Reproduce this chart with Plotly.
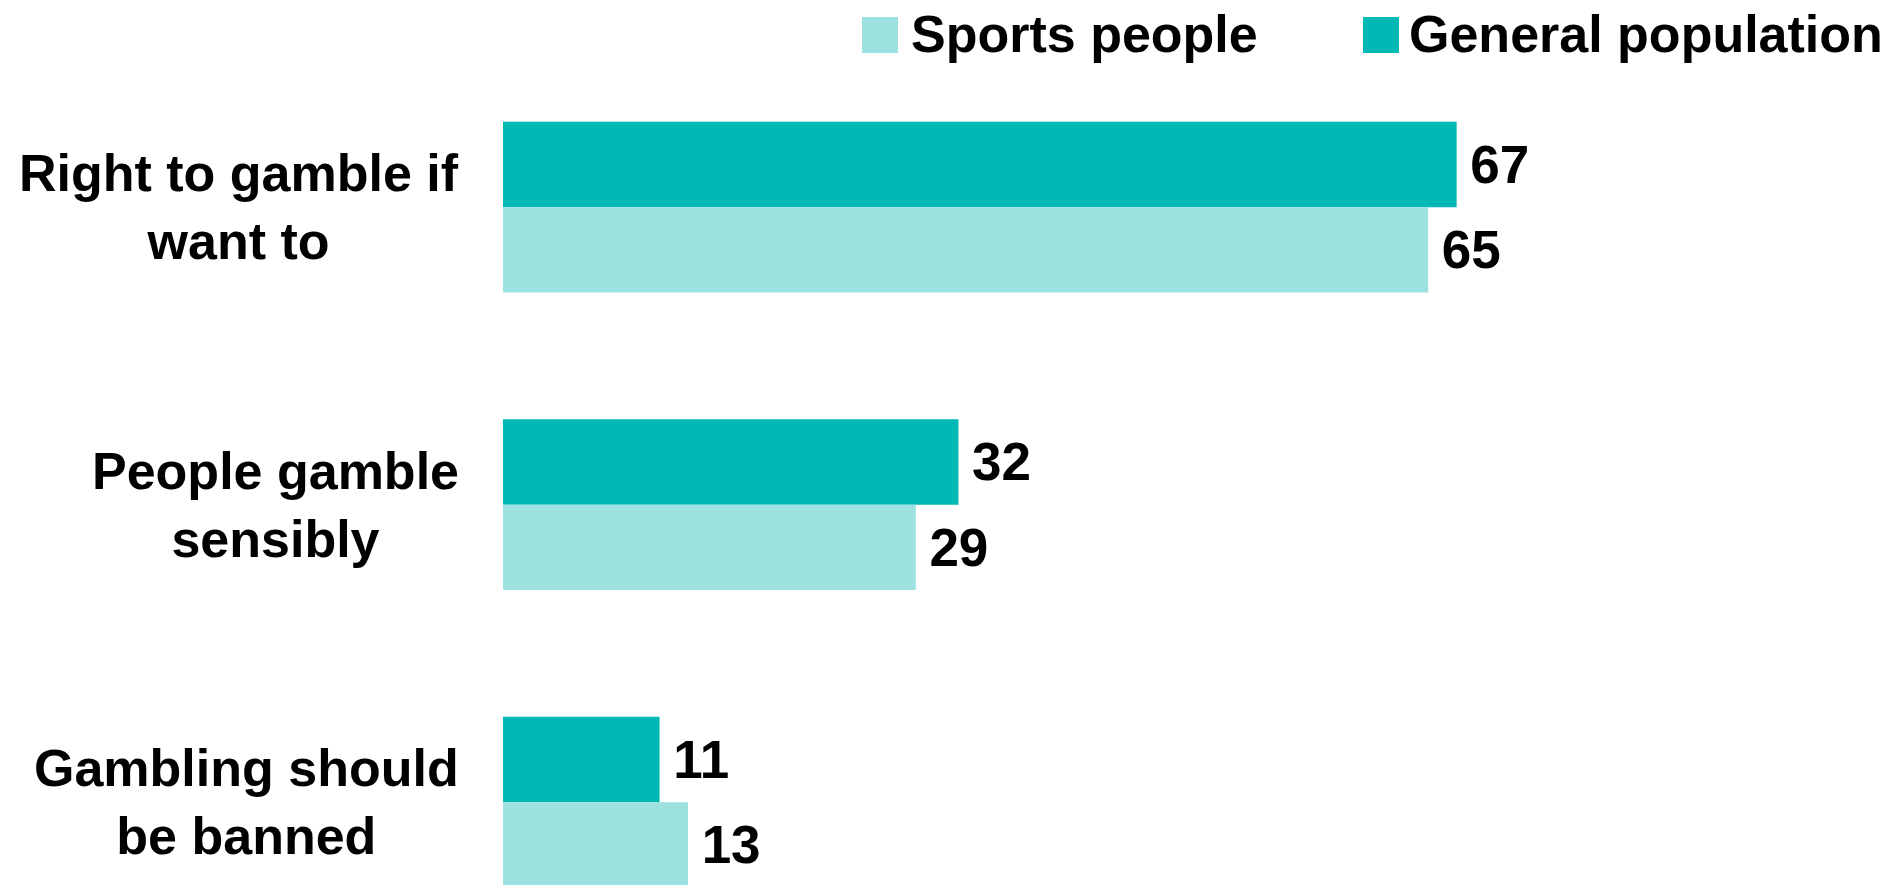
import plotly.graph_objects as go

categories = ["Right to gamble if<br>want to", "People gamble<br>sensibly", "Gambling should<br>be banned"]
series_names = ["Sports people", "General population"]
sports_people = [65, 29, 13]
general_population = [67, 32, 11]
colors = {"Sports people": "#9DE2E1", "General population": "#00B8B4"}

W, H = 1894, 885
ML, MR, MT, MB = 503, 110, 50, 0
FONT = "Liberation Sans, Arial, sans-serif"
FS_VAL = 53
FS_CAT = 52
FS_LEG = 52

def px2paper_x(px):
    return (px - ML) / (W - ML - MR)

def px2paper_y(py):
    return (H - MB - py) / (H - MT - MB)

fig = go.Figure()
ypos = list(range(len(categories)))
for name, vals in [("General population", general_population), ("Sports people", sports_people)]:
    fig.add_trace(go.Bar(
        y=ypos, x=vals, orientation="h", name=name,
        marker=dict(color=colors[name], line=dict(width=0)),
        text=[f"\u2009{v}" for v in vals], textposition="outside",
        textfont=dict(family=FONT, size=FS_VAL, color="black", weight="bold"),
        constraintext="none", cliponaxis=False, showlegend=False,
    ))

# category labels (centered multi-line)
for i, c in enumerate(categories):
    fig.add_annotation(x=0, xref="paper", y=i, yref="y", text=c, showarrow=False,
                       xanchor="right", yanchor="middle", align="center", xshift=-42,
                       font=dict(family=FONT, size=FS_CAT, color="black", weight="bold"))

# legend (large swatches)
legend_items = [("Sports people", 862, 909), ("General population", 1363, 1407)]
for name, sx, tx in legend_items:
    fig.add_shape(type="rect", xref="paper", yref="paper",
                  x0=px2paper_x(sx), x1=px2paper_x(sx + 36),
                  y0=px2paper_y(53), y1=px2paper_y(17),
                  fillcolor=colors[name], line=dict(width=0))
    fig.add_annotation(x=px2paper_x(tx), xref="paper", y=px2paper_y(34), yref="paper",
                       text=name, showarrow=False, xanchor="left", yanchor="middle",
                       font=dict(family=FONT, size=FS_LEG, color="black", weight="bold"))

fig.update_layout(
    width=W, height=H,
    margin=dict(l=ML, r=MR, t=MT, b=MB, pad=0),
    barmode="group", bargap=0.426, bargroupgap=0,
    plot_bgcolor="white", paper_bgcolor="white",
    showlegend=False,
    xaxis=dict(range=[0, 90], visible=False, showgrid=False, zeroline=False),
    yaxis=dict(range=[2.2785, -0.5285], showticklabels=False, showgrid=False,
               zeroline=False, showline=False, ticks=""),
)
fig.write_html("out.html")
= = =
**Exercise aim**
Exclude the images and reproduce the remaining data exactly.

**Reply to the exercise**
Reproduce this chart with Plotly.
import plotly.graph_objects as go

categories = ["Right to gamble if<br>want to", "People gamble<br>sensibly", "Gambling should<br>be banned"]
series_names = ["Sports people", "General population"]
sports_people = [65, 29, 13]
general_population = [67, 32, 11]
colors = {"Sports people": "#9DE2E1", "General population": "#00B8B4"}

W, H = 1894, 885
ML, MR, MT, MB = 503, 110, 50, 0
FONT = "Liberation Sans, Arial, sans-serif"
FS_VAL = 53
FS_CAT = 52
FS_LEG = 52

def px2paper_x(px):
    return (px - ML) / (W - ML - MR)

def px2paper_y(py):
    return (H - MB - py) / (H - MT - MB)

fig = go.Figure()
ypos = list(range(len(categories)))
for name, vals in [("General population", general_population), ("Sports people", sports_people)]:
    fig.add_trace(go.Bar(
        y=ypos, x=vals, orientation="h", name=name,
        marker=dict(color=colors[name], line=dict(width=0)),
        text=[f"\u2009{v}" for v in vals], textposition="outside",
        textfont=dict(family=FONT, size=FS_VAL, color="black", weight="bold"),
        constraintext="none", cliponaxis=False, showlegend=False,
    ))

# category labels (centered multi-line)
for i, c in enumerate(categories):
    fig.add_annotation(x=0, xref="paper", y=i, yref="y", text=c, showarrow=False,
                       xanchor="right", yanchor="middle", align="center", xshift=-42,
                       font=dict(family=FONT, size=FS_CAT, color="black", weight="bold"))

# legend (large swatches)
legend_items = [("Sports people", 862, 909), ("General population", 1363, 1407)]
for name, sx, tx in legend_items:
    fig.add_shape(type="rect", xref="paper", yref="paper",
                  x0=px2paper_x(sx), x1=px2paper_x(sx + 36),
                  y0=px2paper_y(53), y1=px2paper_y(17),
                  fillcolor=colors[name], line=dict(width=0))
    fig.add_annotation(x=px2paper_x(tx), xref="paper", y=px2paper_y(34), yref="paper",
                       text=name, showarrow=False, xanchor="left", yanchor="middle",
                       font=dict(family=FONT, size=FS_LEG, color="black", weight="bold"))

fig.update_layout(
    width=W, height=H,
    margin=dict(l=ML, r=MR, t=MT, b=MB, pad=0),
    barmode="group", bargap=0.426, bargroupgap=0,
    plot_bgcolor="white", paper_bgcolor="white",
    showlegend=False,
    xaxis=dict(range=[0, 90], visible=False, showgrid=False, zeroline=False),
    yaxis=dict(range=[2.2785, -0.5285], showticklabels=False, showgrid=False,
               zeroline=False, showline=False, ticks=""),
)
fig.write_html("out.html")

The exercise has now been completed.